Abstract

This paper is a critique of George Lakoff's theory and practice as presented in his "Contemporary Theory of Metaphor" (Lakoff 1993). It addresses the issue on several planes, on each plane comparing Lakoff's approach to some alternative. The highest plane, affording the widest perspective, concerns two approaches to interpretation and scientific thinking: one that relies on a pre-established set of meanings, and one that assumes that "all the work remains to be done in each particular case ". The two approaches involve different cognitive strategies, rapid and delayed conceptualization. Another plane concerns the cognitive explanation for using spatial images in metaphoric and symbolic processes.
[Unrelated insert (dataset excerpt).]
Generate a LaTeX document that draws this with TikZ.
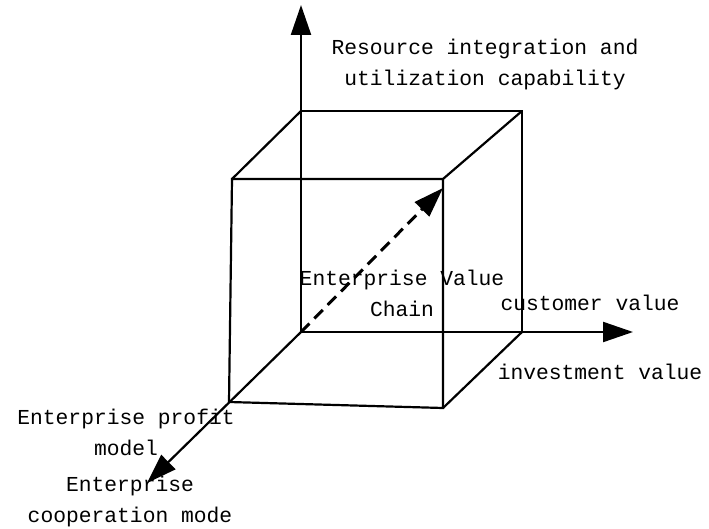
\documentclass[tikz,border=0pt]{standalone}
\usepackage{fontspec}
\setmainfont{Liberation Mono}
\usetikzlibrary{arrows.meta}
\begin{document}
\begin{tikzpicture}[x=1pt,y=-1pt,
  edge/.style={line width=2.2pt,line join=miter},
  axis/.style={line width=2.2pt,-{Triangle[length=30pt,width=20pt]}},
  dasharrow/.style={line width=3pt,dash pattern=on 12pt off 7pt,-{Triangle[length=30pt,width=20pt]}},
  lbl/.style={inner sep=0pt,align=center,font=\fontsize{21.3}{31}\selectfont,text=black}]
\useasboundingbox (0,0) rectangle (709,529);
% cube corners
\coordinate (O) at (301,332);
\coordinate (BTL) at (301,111);
\coordinate (BTR) at (522,111);
\coordinate (BBR) at (522,332);
\coordinate (FTL) at (232,179);
\coordinate (FTR) at (443,179);
\coordinate (FBR) at (443,408);
\coordinate (FBL) at (229,402);
\coordinate (Ytip) at (301,5);
\coordinate (Xtip) at (633,332);
\coordinate (Ztip) at (147,483);
\coordinate (Dtip) at (443,188);
% cube edges
\draw[edge] (BTL) -- (BTR) -- (BBR);
\draw[edge] (FTL) -- (FTR) -- (FBR) -- (FBL) -- cycle;
\draw[edge] (BTL) -- (FTL);
\draw[edge] (BTR) -- (FTR);
\draw[edge] (BBR) -- (FBR);
% axes
\draw[axis] (O) -- (Ytip);
\draw[axis] (O) -- (Xtip);
\draw[axis] (O) -- (Ztip);
\draw[dasharrow] (O) -- (Dtip);
% labels
\node[lbl] (res) at (485,64.5) {Resource integration and\\utilization capability};
\node[lbl] (evc) at (402,293.5) {Enterprise Value\\Chain};
\node[lbl] (cv) at (590,303) {customer value};
\node[lbl] (iv) at (600,372) {investment value};
\node[lbl] (epm) at (126,432.5) {Enterprise profit\\model};
\node[lbl] (ecm) at (130,501.5) {Enterprise\\cooperation mode};
\end{tikzpicture}
\end{document}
Here the "embodied-mind hypothesis" is confronted with the "efficient-coding hypothesis". It is argued that the latter is more adequate, and can better account for the mental flexibility required for "delayed conceptualization ". On the third plane, Lakoff's "Contemporary Theory of Metaphor" is compared to Beardsley's "Controversion Theory of Metaphor". I will assert that precisely in those respects in which Lakoff claims superiority for his theory it is inferior to Beardsley's. On the most concrete plane, Lakoff's handling of three texts is considered, two literary and one nonliter-ary. It is argued that in two cases Lakoff's conceptual apparatus is less than adequate to handle the arising problems; in the third case it allows him to say about the text exactly what every critic would have said about it for the past seven hundred years.